— RECORD SET —
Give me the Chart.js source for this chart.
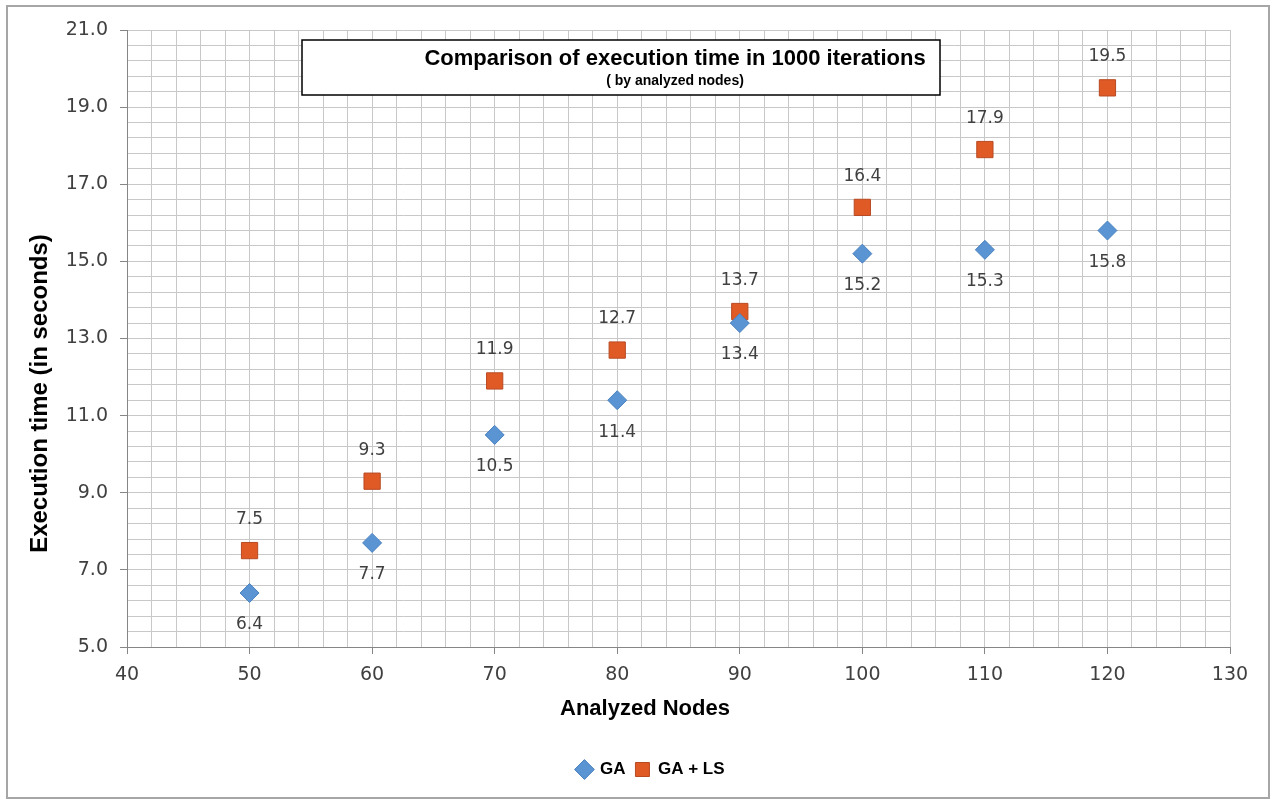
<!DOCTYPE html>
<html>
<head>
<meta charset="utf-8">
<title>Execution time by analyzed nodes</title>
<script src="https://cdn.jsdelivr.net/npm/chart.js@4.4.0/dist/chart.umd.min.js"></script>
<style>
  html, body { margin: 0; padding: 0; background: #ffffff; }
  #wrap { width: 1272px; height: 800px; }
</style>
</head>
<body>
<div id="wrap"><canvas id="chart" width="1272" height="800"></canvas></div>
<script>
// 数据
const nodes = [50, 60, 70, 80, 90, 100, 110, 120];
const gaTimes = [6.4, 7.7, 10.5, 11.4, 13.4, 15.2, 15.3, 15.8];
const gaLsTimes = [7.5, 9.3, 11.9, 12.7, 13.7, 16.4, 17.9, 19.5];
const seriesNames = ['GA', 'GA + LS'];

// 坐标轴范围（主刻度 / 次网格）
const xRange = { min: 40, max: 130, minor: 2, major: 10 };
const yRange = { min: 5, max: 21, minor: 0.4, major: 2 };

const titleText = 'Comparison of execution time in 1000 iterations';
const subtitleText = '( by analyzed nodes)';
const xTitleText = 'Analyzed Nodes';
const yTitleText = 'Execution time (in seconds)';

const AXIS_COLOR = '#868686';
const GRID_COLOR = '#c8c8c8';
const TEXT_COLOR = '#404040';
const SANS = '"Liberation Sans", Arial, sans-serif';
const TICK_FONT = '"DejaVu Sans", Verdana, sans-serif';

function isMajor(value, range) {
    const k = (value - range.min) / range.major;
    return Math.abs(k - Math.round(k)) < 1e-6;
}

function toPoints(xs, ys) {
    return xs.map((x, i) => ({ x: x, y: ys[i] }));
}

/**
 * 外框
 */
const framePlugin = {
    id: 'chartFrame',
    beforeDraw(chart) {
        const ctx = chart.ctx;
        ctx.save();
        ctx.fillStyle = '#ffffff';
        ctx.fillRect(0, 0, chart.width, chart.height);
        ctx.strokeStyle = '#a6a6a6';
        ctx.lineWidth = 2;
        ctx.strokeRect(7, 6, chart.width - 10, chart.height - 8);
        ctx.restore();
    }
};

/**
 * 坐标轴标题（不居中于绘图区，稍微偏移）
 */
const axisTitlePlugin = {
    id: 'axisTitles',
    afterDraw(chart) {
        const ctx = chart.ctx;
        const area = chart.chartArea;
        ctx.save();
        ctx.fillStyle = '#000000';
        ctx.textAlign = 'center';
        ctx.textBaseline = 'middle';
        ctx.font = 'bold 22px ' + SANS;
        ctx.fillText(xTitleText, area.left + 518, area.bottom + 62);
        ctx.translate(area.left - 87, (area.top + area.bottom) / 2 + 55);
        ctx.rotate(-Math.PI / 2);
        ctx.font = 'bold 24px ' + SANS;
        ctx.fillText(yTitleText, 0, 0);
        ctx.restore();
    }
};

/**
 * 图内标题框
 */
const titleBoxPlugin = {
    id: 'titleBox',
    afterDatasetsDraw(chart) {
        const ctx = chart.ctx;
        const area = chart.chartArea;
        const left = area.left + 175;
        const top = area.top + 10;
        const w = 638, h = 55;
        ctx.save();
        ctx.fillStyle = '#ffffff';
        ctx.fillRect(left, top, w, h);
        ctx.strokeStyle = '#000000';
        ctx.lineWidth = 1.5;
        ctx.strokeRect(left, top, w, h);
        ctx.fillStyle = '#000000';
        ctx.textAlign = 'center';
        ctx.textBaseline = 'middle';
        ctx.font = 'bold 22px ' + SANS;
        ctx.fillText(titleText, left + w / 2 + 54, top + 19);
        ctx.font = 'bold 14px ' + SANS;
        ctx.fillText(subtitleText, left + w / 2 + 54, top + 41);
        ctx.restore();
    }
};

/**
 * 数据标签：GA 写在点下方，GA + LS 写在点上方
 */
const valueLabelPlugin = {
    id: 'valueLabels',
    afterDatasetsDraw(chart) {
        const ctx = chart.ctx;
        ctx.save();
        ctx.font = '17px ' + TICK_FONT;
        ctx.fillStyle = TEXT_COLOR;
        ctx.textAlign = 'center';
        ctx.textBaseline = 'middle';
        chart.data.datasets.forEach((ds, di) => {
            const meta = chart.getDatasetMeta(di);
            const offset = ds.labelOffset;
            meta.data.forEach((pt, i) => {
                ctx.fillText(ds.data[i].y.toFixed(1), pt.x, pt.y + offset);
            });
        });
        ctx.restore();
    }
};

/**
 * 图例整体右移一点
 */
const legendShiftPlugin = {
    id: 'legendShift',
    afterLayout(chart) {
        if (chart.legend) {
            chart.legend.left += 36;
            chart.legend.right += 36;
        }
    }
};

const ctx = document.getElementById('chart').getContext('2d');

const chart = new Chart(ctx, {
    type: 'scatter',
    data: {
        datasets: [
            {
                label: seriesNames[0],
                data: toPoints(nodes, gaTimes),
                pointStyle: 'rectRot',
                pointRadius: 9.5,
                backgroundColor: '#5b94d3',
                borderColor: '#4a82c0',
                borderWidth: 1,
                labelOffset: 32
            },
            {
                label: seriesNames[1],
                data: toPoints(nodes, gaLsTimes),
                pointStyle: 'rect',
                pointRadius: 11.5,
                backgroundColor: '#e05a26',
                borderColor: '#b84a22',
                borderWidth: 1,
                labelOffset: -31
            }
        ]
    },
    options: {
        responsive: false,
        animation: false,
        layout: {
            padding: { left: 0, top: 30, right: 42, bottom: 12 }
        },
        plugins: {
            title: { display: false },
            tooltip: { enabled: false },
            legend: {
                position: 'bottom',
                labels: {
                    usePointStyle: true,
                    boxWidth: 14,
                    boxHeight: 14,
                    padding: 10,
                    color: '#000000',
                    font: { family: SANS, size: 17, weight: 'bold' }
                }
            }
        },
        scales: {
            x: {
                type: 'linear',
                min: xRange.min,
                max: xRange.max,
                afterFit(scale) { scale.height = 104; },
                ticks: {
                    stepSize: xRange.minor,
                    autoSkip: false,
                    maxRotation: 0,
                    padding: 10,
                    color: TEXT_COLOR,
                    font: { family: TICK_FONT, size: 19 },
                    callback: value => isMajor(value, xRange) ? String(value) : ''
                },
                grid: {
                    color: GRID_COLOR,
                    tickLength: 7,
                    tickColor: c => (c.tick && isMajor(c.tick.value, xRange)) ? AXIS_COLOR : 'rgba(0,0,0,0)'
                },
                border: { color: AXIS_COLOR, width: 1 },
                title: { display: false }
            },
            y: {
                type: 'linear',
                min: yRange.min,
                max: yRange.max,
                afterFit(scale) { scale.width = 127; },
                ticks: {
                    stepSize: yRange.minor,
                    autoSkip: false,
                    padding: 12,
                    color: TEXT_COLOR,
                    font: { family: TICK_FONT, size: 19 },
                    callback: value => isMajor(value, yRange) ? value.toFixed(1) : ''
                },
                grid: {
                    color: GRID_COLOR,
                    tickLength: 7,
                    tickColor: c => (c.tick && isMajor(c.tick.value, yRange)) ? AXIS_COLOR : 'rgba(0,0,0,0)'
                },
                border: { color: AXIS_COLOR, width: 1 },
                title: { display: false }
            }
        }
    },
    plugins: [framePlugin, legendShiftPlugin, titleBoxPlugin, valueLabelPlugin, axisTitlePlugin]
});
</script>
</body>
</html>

---

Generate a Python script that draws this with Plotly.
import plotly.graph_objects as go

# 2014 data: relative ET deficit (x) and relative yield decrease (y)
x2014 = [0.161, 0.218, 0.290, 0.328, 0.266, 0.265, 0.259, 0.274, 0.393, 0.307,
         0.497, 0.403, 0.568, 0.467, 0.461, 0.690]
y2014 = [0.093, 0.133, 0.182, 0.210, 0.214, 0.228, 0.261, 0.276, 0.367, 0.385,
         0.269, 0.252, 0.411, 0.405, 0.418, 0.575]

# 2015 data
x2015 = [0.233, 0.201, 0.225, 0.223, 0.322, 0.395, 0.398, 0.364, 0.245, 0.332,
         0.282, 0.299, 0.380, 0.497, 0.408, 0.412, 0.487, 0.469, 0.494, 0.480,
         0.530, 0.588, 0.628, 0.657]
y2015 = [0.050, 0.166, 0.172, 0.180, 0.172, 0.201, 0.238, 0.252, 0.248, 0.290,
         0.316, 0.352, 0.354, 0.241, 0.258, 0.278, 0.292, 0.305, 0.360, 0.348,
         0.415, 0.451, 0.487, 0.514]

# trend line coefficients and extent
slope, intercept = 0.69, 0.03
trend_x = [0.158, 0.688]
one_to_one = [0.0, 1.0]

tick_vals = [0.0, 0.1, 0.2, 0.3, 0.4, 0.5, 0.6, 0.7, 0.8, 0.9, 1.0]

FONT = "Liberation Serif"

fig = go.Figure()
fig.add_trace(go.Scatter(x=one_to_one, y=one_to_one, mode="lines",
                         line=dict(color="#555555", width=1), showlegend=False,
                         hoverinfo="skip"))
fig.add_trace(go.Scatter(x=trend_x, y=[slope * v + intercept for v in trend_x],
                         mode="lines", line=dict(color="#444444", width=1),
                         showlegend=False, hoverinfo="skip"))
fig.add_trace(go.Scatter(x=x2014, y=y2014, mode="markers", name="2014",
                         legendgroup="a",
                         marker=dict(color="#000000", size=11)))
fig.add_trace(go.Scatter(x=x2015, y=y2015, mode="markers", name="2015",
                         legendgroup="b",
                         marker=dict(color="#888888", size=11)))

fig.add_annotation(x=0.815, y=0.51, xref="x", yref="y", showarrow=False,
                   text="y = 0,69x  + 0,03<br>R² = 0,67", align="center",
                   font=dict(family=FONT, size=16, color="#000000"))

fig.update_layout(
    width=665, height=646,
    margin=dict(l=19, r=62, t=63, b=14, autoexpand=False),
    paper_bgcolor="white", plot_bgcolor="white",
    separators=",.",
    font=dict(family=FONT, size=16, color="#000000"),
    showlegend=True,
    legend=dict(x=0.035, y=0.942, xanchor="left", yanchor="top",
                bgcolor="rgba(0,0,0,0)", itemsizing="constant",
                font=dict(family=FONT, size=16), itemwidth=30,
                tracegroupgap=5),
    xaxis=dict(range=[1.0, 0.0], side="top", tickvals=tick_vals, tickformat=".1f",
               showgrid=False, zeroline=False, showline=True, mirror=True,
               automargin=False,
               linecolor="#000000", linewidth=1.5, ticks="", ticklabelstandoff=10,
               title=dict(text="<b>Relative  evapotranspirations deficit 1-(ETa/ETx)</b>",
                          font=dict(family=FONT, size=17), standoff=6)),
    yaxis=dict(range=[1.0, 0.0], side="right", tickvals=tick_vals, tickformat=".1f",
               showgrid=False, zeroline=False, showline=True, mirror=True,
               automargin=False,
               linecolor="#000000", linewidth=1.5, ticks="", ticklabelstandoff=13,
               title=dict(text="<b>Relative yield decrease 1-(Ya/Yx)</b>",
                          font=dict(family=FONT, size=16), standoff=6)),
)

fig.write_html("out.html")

— EXERCISE INSTRUCTIONS —
In the material above, locate the line containing "Generate a Python" and the line containing "import plotly.graph_objects as go". Transcribe exactly those two lines and every line between them, and nothing more.

— COMPLETE OUTPUT —
Generate a Python script that draws this with Plotly.
import plotly.graph_objects as go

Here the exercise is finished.